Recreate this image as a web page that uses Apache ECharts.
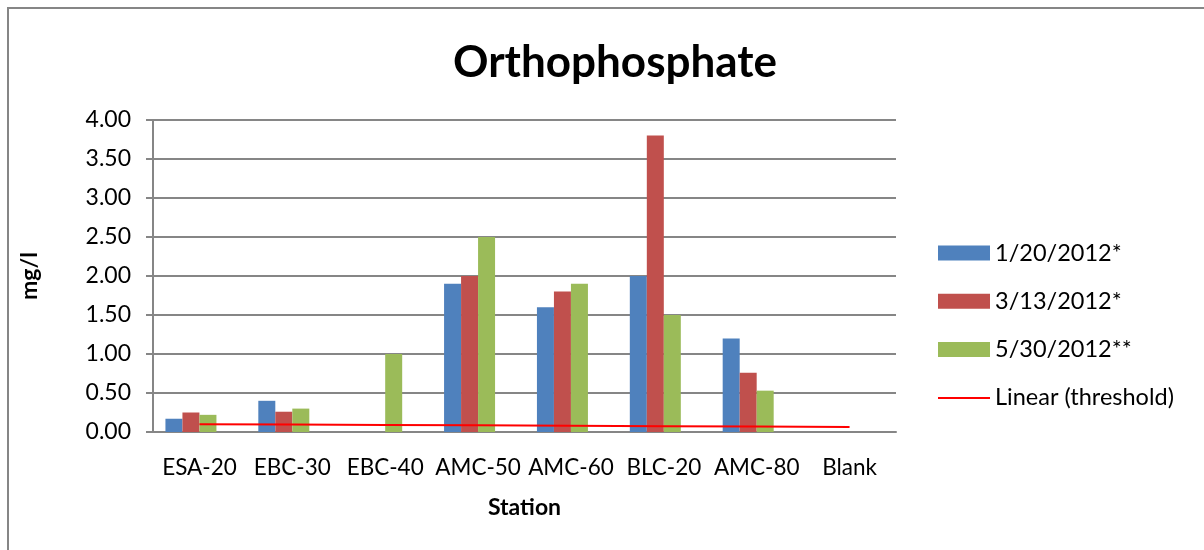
<!DOCTYPE html>
<html>
<head>
<meta charset="utf-8">
<script src="https://cdn.jsdelivr.net/npm/echarts@6/dist/echarts.min.js"></script>
<style>html,body{margin:0;padding:0;background:#fff}#c{width:1204px;height:550px}</style>
</head>
<body>
<div id="c"></div>
<script>
const categories = ['ESA-20','EBC-30','EBC-40','AMC-50','AMC-60','BLC-20','AMC-80','Blank'];
const seriesNames = ['1/20/2012*','3/13/2012*','5/30/2012**'];
const jan20 = [0.17, 0.40, null, 1.90, 1.60, 2.00, 1.20, null];
const mar13 = [0.25, 0.26, null, 2.00, 1.80, 3.80, 0.76, null];
const may30 = [0.22, 0.30, 1.00, 2.50, 1.90, 1.50, 0.53, null];
const thresholdTrend = [0.100, 0.095, 0.090, 0.085, 0.080, 0.075, 0.070, 0.065];
const yTicks = ['0.00','0.50','1.00','1.50','2.00','2.50','3.00','3.50','4.00'];

const font = 'Lato, "Open Sans", sans-serif';
const colors = ['#4F81BD','#C0504D','#9BBB59'];
const chart = echarts.init(document.getElementById('c'));
const barData = [jan20, mar13, may30];
const series = barData.map((d,i)=>({
  name: seriesNames[i], type:'bar', data:d, barWidth:17, barGap:'0%',
  itemStyle:{color:colors[i]}, z:2
}));
series.push({name:'thresholdBar', type:'bar', data: thresholdTrend.map(()=>0), barWidth:17, barGap:'0%',
  itemStyle:{color:'rgba(0,0,0,0)'}, silent:true});
series.push({name:'Linear (threshold)', type:'line', data: thresholdTrend, symbol:'none',
  lineStyle:{color:'#FF0000', width:2}, itemStyle:{color:'#FF0000'}, z:5});

chart.setOption({
  animation:false,
  backgroundColor:'#fff',
  title:{text:'Orthophosphate', left:610, top:36, textAlign:'center',
    textStyle:{fontFamily:font, fontWeight:'bold', fontSize:44, color:'#000'}},
  grid:{left:153, top:120, right:308, bottom:118, containLabel:false},
  legend:{orient:'vertical', left:937, top:241, padding:0, itemWidth:52, itemHeight:15, itemGap:24.3,
    data:[...seriesNames.map(n=>({name:n, icon:'rect'})), {name:'Linear (threshold)', itemStyle:{opacity:0}}],
    textStyle:{fontFamily:font, fontSize:23.5, color:'#000', lineHeight:24}},
  xAxis:{type:'category', data:categories,
    name:'Station', nameLocation:'middle', nameGap:64,
    nameTextStyle:{fontFamily:font, fontWeight:'bold', fontSize:23, color:'#000'},
    axisLine:{lineStyle:{color:'#868686', width:2}},
    axisTick:{show:false},
    axisLabel:{fontFamily:font, fontSize:22.5, color:'#000', margin:24, interval:0}},
  yAxis:{type:'value', min:0, max:4, interval:0.5,
    name:'mg/l', nameLocation:'middle', nameGap:112, nameRotate:90,
    nameTextStyle:{fontFamily:font, fontWeight:'bold', fontSize:23, color:'#000'},
    axisLine:{show:true, lineStyle:{color:'#868686', width:2}},
    axisTick:{show:true, length:7, lineStyle:{color:'#868686', width:2}},
    splitLine:{lineStyle:{color:'#868686', width:2}},
    axisLabel:{fontFamily:font, fontSize:23, color:'#000', margin:22,
      formatter:(v)=>yTicks[Math.round(v/0.5)]}},
  graphic:[{type:'rect', shape:{x:8, y:8, width:1400, height:700},
    style:{fill:'none', stroke:'#868686', lineWidth:2}, silent:true, z:-1}],
  series: series
});
</script>
</body>
</html>
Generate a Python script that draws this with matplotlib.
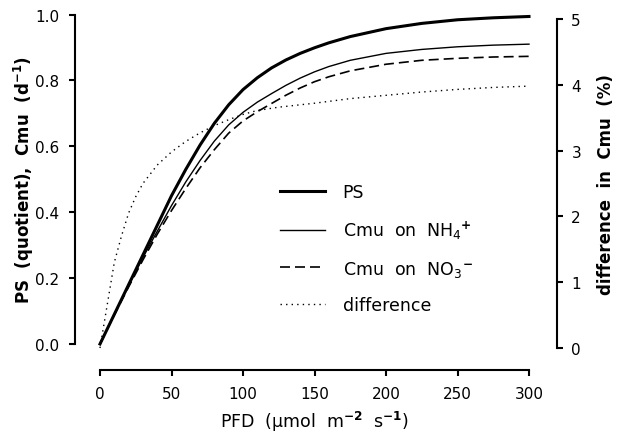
import numpy as np
import matplotlib
matplotlib.use('Agg')
from matplotlib import pyplot as plt

plt.rcParams['font.family'] = ['DejaVu Sans']
plt.rcParams['mathtext.fontset'] = 'dejavusans'

# light response curves
pfd = [0, 10, 20, 30, 40, 50, 60, 70, 80, 90, 100, 110, 120, 130, 140, 150, 160, 175, 200, 225, 250, 275, 300]
ps = [0, 0.09, 0.18, 0.27, 0.36, 0.45, 0.53, 0.604, 0.67, 0.726, 0.772, 0.808, 0.838, 0.862, 0.882, 0.899,
      0.914, 0.933, 0.957, 0.973, 0.984, 0.990, 0.994]
cmu_nh4 = [0, 0.09, 0.177, 0.262, 0.342, 0.42, 0.492, 0.557, 0.616, 0.665, 0.703, 0.734, 0.76, 0.785, 0.807,
           0.826, 0.842, 0.861, 0.882, 0.894, 0.902, 0.907, 0.91]
cmu_no3 = [0, 0.088, 0.173, 0.255, 0.333, 0.405, 0.472, 0.535, 0.59, 0.64, 0.677, 0.705, 0.73, 0.755, 0.777,
           0.796, 0.811, 0.829, 0.849, 0.861, 0.867, 0.871, 0.873]

# difference in Cmu (%), right axis
pfd_diff = [0, 5, 10, 15, 20, 25, 30, 40, 50, 60, 70, 80, 90, 100, 110, 125, 150, 175, 200, 225, 250, 275, 300]
diff = [0, 0.65, 1.3, 1.7, 2.05, 2.3, 2.5, 2.78, 2.98, 3.14, 3.27, 3.38, 3.47, 3.55, 3.61, 3.66, 3.72,
        3.79, 3.84, 3.89, 3.93, 3.96, 3.98]

W, H = 617, 435
fig = plt.figure(figsize=(W / 100, H / 100), dpi=100)
ax = fig.add_axes([100 / W, 90 / H, 429 / W, 329.5 / H])
ax2 = fig.add_axes([100 / W, 86 / H, 429 / W, 329 / H])
ax2.patch.set_visible(False)

l1, = ax.plot(pfd, ps, c='k', lw=2.2, clip_on=False)
l2, = ax.plot(pfd, cmu_nh4, c='k', lw=1.0, clip_on=False)
l3, = ax.plot(pfd, cmu_no3, c='k', lw=1.2, dashes=(6, 3), clip_on=False)
l4, = ax2.plot(pfd_diff, diff, c='k', lw=1.0, dashes=(1, 3), clip_on=False)

ax.set_xlim(0, 300)
ax.set_ylim(0, 1)
ax2.set_xlim(0, 300)
ax2.set_ylim(0, 5)

ax.set_xticks([0, 50, 100, 150, 200, 250, 300])
ax.set_yticks([0, 0.2, 0.4, 0.6, 0.8, 1.0])
ax.set_yticklabels(['0.0', '0.2', '0.4', '0.6', '0.8', '1.0'])
ax2.set_yticks([0, 1, 2, 3, 4, 5])

for s in ['top', 'right']:
    ax.spines[s].set_visible(False)
for s in ['top', 'left', 'bottom']:
    ax2.spines[s].set_visible(False)
ax.spines['left'].set_position(('outward', 18))
ax.spines['bottom'].set_position(('outward', 19))
ax2.spines['right'].set_position(('outward', 20))
for sp in [ax.spines['left'], ax.spines['bottom'], ax2.spines['right']]:
    sp.set_linewidth(1.5)

ax.tick_params(direction='out', length=4.5, width=1.5, labelsize=11, pad=7)
ax.tick_params(axis='y', pad=7)
ax2.tick_params(axis='x', bottom=False, labelbottom=False)
ax2.tick_params(axis='y', left=False, labelleft=False, right=True, labelright=True,
                direction='out', length=4.5, width=1.5, labelsize=11, pad=6)

ax.set_xlabel(r'PFD  (µmol  m$^{\mathbf{-2}}$  s$^{\mathbf{-1}}$)', fontsize=12.5)
ax.xaxis.set_label_coords(0.5, -0.198)
ax.set_ylabel(r'PS  (quotient),  Cmu  (d$^{\mathbf{-1}}$)', fontsize=12, fontweight='bold')
ax.yaxis.set_label_coords(-0.15, 0.5)
ax2.yaxis.set_label_position('right')
ax2.set_ylabel('difference  in  Cmu  (%)', fontsize=12, fontweight='bold')
ax2.yaxis.set_label_coords(1.158, 0.5)

ax2.legend([l1, l2, l3, l4],
           ['PS', r'Cmu  on  NH$_4$$^{\mathbf{+}}$', r'Cmu  on  NO$_3$$^{\mathbf{-}}$', 'difference'],
           loc='upper left', bbox_to_anchor=(0.42, 0.5), frameon=False, fontsize=12.5,
           handlelength=2.6, handletextpad=1.0, labelspacing=1.0, borderpad=0, borderaxespad=0)

fig.savefig('out.png', dpi=100)
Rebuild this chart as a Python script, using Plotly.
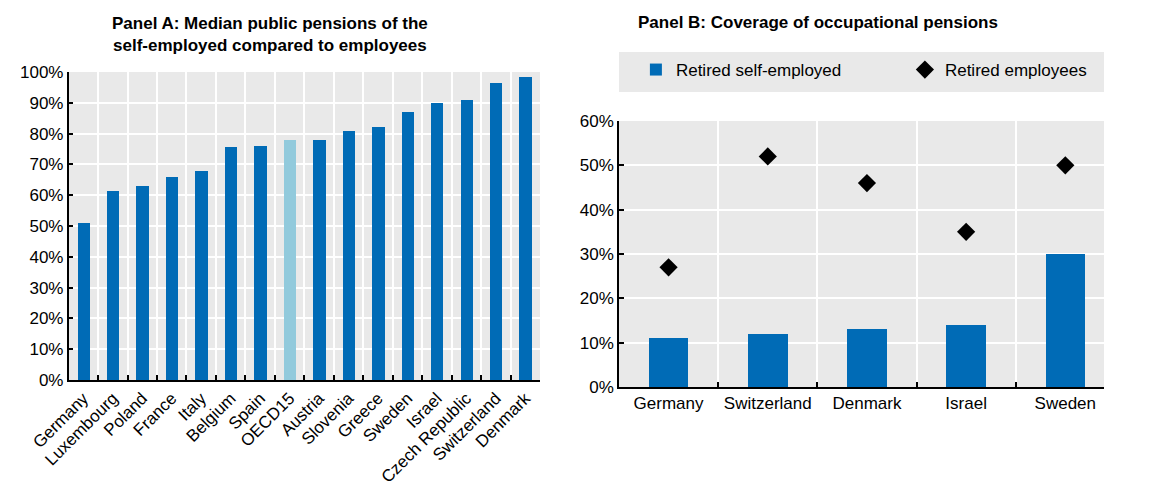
import plotly.graph_objects as go

# Panel A data
countries_a = ["Germany", "Luxembourg", "Poland", "France", "Italy", "Belgium", "Spain", "OECD15",
               "Austria", "Slovenia", "Greece", "Sweden", "Israel", "Czech Republic", "Switzerland", "Denmark"]
values_a = [51, 61.5, 63, 66, 68, 75.5, 76, 78, 78, 81, 82, 87, 90, 91, 96.5, 98.5]

# Panel B data
countries_b = ["Germany", "Switzerland", "Denmark", "Israel", "Sweden"]
self_employed_b = [11, 12, 13, 14, 30]
employees_b = [27, 52, 46, 35, 50]

BLUE = "#006BB6"
LIGHT = "#92CADC"
BG = "#E9E9E9"
FONT = "Liberation Sans, Arial, sans-serif"

colors_a = [LIGHT if c == "OECD15" else BLUE for c in countries_a]

fig = go.Figure()
fig.add_trace(go.Bar(x=countries_a, y=values_a, marker=dict(color=colors_a, line=dict(width=0)),
                     width=0.42, showlegend=False, xaxis="x", yaxis="y"))
fig.add_trace(go.Bar(x=countries_b, y=self_employed_b, name="Retired self-employed",
                     marker=dict(color=BLUE, line=dict(width=0)), width=0.4, xaxis="x2", yaxis="y2"))
fig.add_trace(go.Scatter(x=countries_b, y=employees_b, name="Retired employees", mode="markers",
                         marker=dict(symbol="diamond", size=14, color="black"), xaxis="x2", yaxis="y2"))

W, H = 1166, 476
OX, OY = 8.0, 8.0
def px_x(p): return min(1.0, max(0.0, (p - OX) / W))
def px_y(p): return min(1.0, max(0.0, 1 - (p - OY) / H))

axis_common = dict(showline=True, linecolor="black", linewidth=1.5, ticks="inside", tickcolor="black",
                   ticklen=5, tickwidth=1.5, automargin=False,
                   tickfont=dict(family=FONT, size=17, color="black"))

fig.update_layout(
    template="none",
    width=W, height=H, margin=dict(l=0, r=0, t=0, b=0, pad=0), autosize=False,
    paper_bgcolor="white", plot_bgcolor=BG, font=dict(family=FONT, color="black"),
    bargap=0,
    xaxis=dict(domain=[px_x(72.5), px_x(574)], type="category", tickson="boundaries",
               showgrid=True, gridcolor="white", gridwidth=2, tickangle=-45,
               range=[-0.5, 15.5], anchor="y", **axis_common),
    yaxis=dict(domain=[px_y(380), px_y(72)], range=[0, 100], dtick=10, ticksuffix="%",
               anchor="x", showgrid=True, gridcolor="white", gridwidth=2, zeroline=False, **axis_common),
    xaxis2=dict(domain=[px_x(658), px_x(1174)], type="category", tickson="boundaries",
                showgrid=True, gridcolor="white", gridwidth=2, tickangle=0,
                range=[-0.5, 4.39], anchor="y2", **axis_common),
    yaxis2=dict(domain=[px_y(387), px_y(121)], range=[0, 60], dtick=10, ticksuffix="%",
                anchor="x2", showgrid=True, gridcolor="white", gridwidth=2, zeroline=False, **axis_common),
    legend=dict(orientation="h", x=px_x(676), y=px_y(70), xanchor="left", yanchor="middle",
                bgcolor="rgba(0,0,0,0)", font=dict(family=FONT, size=17, color="black"),
                entrywidth=224, itemwidth=30, traceorder="normal"),
    shapes=[dict(type="rect", xref="paper", yref="paper", x0=px_x(658), x1=px_x(1174),
                 y0=px_y(92), y1=px_y(52), fillcolor=BG, line=dict(width=0), layer="below")],
    annotations=[
        dict(text="<b>Panel A: Median public pensions of the<br>self-employed compared to employees</b>",
             xref="paper", yref="paper", x=px_x(287), y=px_y(34), xanchor="center", yanchor="middle",
             showarrow=False, font=dict(family=FONT, size=17, color="black")),
        dict(text="<b>Panel B: Coverage of occupational pensions</b>",
             xref="paper", yref="paper", x=px_x(870), y=px_y(22), xanchor="center", yanchor="middle",
             showarrow=False, font=dict(family=FONT, size=17, color="black")),
    ],
)

fig.write_html("out.html")
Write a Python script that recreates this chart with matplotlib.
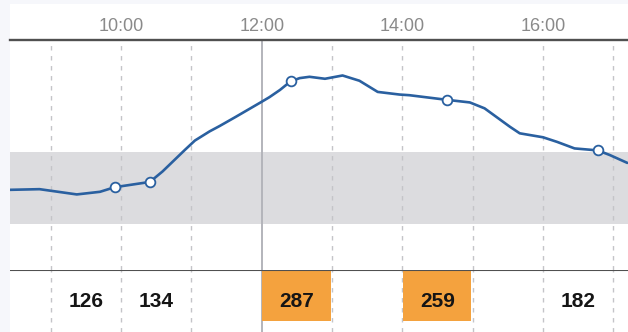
import matplotlib
matplotlib.use("Agg")
import matplotlib.pyplot as plt
from matplotlib.patches import Rectangle

# Glucose trace (hour of day, mg/dL)
trace_hours = [8.42, 8.84, 9.37, 9.70, 9.91, 10.41, 10.59, 10.91, 11.05,
               11.26, 11.40, 11.63, 12.00, 12.11, 12.26, 12.41, 12.54, 12.68,
               12.90, 13.15, 13.39, 13.65, 13.96, 14.10, 14.63, 14.96, 15.17,
               15.53, 15.67, 16.00, 16.20, 16.45, 16.78, 16.95, 17.20]
trace_values = [122, 123, 115, 119, 126, 134, 150, 183, 197,
                211, 219, 233, 256, 263, 274, 287, 292, 294,
                291, 296, 288, 271, 267, 266, 259, 255, 246,
                218, 208, 202, 195, 185, 182, 175, 163]

# Fingerstick readings
reading_hours = [9.91, 10.41, 12.41, 14.63, 16.78]
reading_values = [126, 134, 287, 259, 182]

# Hourly summary row
bin_starts = [9, 10, 12, 14, 16]
bin_values = [126, 134, 287, 259, 182]
high_limit = 250

# Target range
target_low, target_high = 70, 180

tick_hours = [10, 12, 14, 16]
tick_labels = ["10:00", "12:00", "14:00", "16:00"]
grid_hours = [9, 10, 11, 13, 14, 15, 16, 17]
now_hour = 12

x_min, x_max = 8.42, 17.21
y_min, y_max = 0, 350

W, H = 628, 332
plt.rcParams["font.family"] = ["Liberation Sans", "DejaVu Sans"]
fig = plt.figure(figsize=(W / 100, H / 100), dpi=100)
fig.patch.set_facecolor("#f6f7fb")

left = 10 / W
# white panel behind everything
bg = fig.add_axes([left, 0, 1 - left, (H - 4) / H])
bg.set_facecolor("white")
bg.set_xticks([]); bg.set_yticks([])
for s in bg.spines.values():
    s.set_visible(False)
bg.set_zorder(0)

ax = fig.add_axes([left, (H - 270) / H, 1 - left, 230 / H])
axb = fig.add_axes([left, 0, 1 - left, 62 / H])
for a in (ax, axb):
    a.set_xlim(x_min, x_max)
    a.patch.set_alpha(0)
    for s in a.spines.values():
        s.set_visible(False)
    a.set_yticks([])
ax.set_zorder(2)
axb.set_zorder(1)

grid_color = "#c4c4c8"
dash = (0, (3.2, 4.0))

# main panel
ax.set_ylim(y_min, y_max)
ax.axhspan(target_low, target_high, color="#dcdcdf", zorder=0, lw=0)
for h in grid_hours:
    ax.axvline(h, color=grid_color, lw=1, linestyle=dash, zorder=1)
ax.axvline(now_hour, color="#b3b4bb", lw=1.4, zorder=1)
ax.plot(trace_hours, trace_values, color="#2a60a0", lw=1.9,
        solid_joinstyle="round", solid_capstyle="round", zorder=3)
ax.plot(reading_hours, reading_values, linestyle="none", marker="o",
        markersize=7, markerfacecolor="white", markeredgecolor="#2a60a0",
        markeredgewidth=1.3, zorder=4)
ax.spines["top"].set_visible(True)
ax.spines["top"].set_color("#505050")
ax.spines["top"].set_linewidth(1.7)
ax.xaxis.tick_top()
ax.set_xticks(tick_hours)
ax.set_xticklabels(tick_labels)
ax.tick_params(axis="x", length=0, pad=3.5, labelsize=13, labelcolor="#8a8a8a")

# summary row
axb.set_ylim(0, 1)
axb.set_xticks([])
for h in grid_hours:
    axb.axvline(h, color=grid_color, lw=1, linestyle=dash, zorder=1)
axb.axvline(now_hour, color="#b3b4bb", lw=1.4, zorder=1)
box_bottom = (332 - 321) / 62
for h, v in zip(bin_starts, bin_values):
    if v >= high_limit:
        axb.add_patch(Rectangle((h + 0.01, box_bottom), 0.97, 1 - box_bottom,
                                facecolor="#f4a23e", edgecolor="none", zorder=2))
    axb.text(h + 0.5, (332 - 307.2) / 62, str(v), ha="center", va="baseline",
             fontsize=15, fontweight="bold", color="#151515", zorder=3)
axb.axhline(1, color="#505050", lw=1.5, zorder=4)

fig.savefig("out.png", dpi=100, facecolor=fig.get_facecolor())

******

THE REQUEST:
Leave the pictures out, and transcribe exactly the lines above starting at the one that contains "Generate a Python" and ending at the one that contains "plt.rcParams['mathtext.fontset'] = 'dejavusans'".

RESPONSE:
Generate a Python script that draws this with matplotlib.
import numpy as np
import matplotlib
matplotlib.use('Agg')
from matplotlib import pyplot as plt

plt.rcParams['font.family'] = ['DejaVu Sans']
plt.rcParams['mathtext.fontset'] = 'dejavusans'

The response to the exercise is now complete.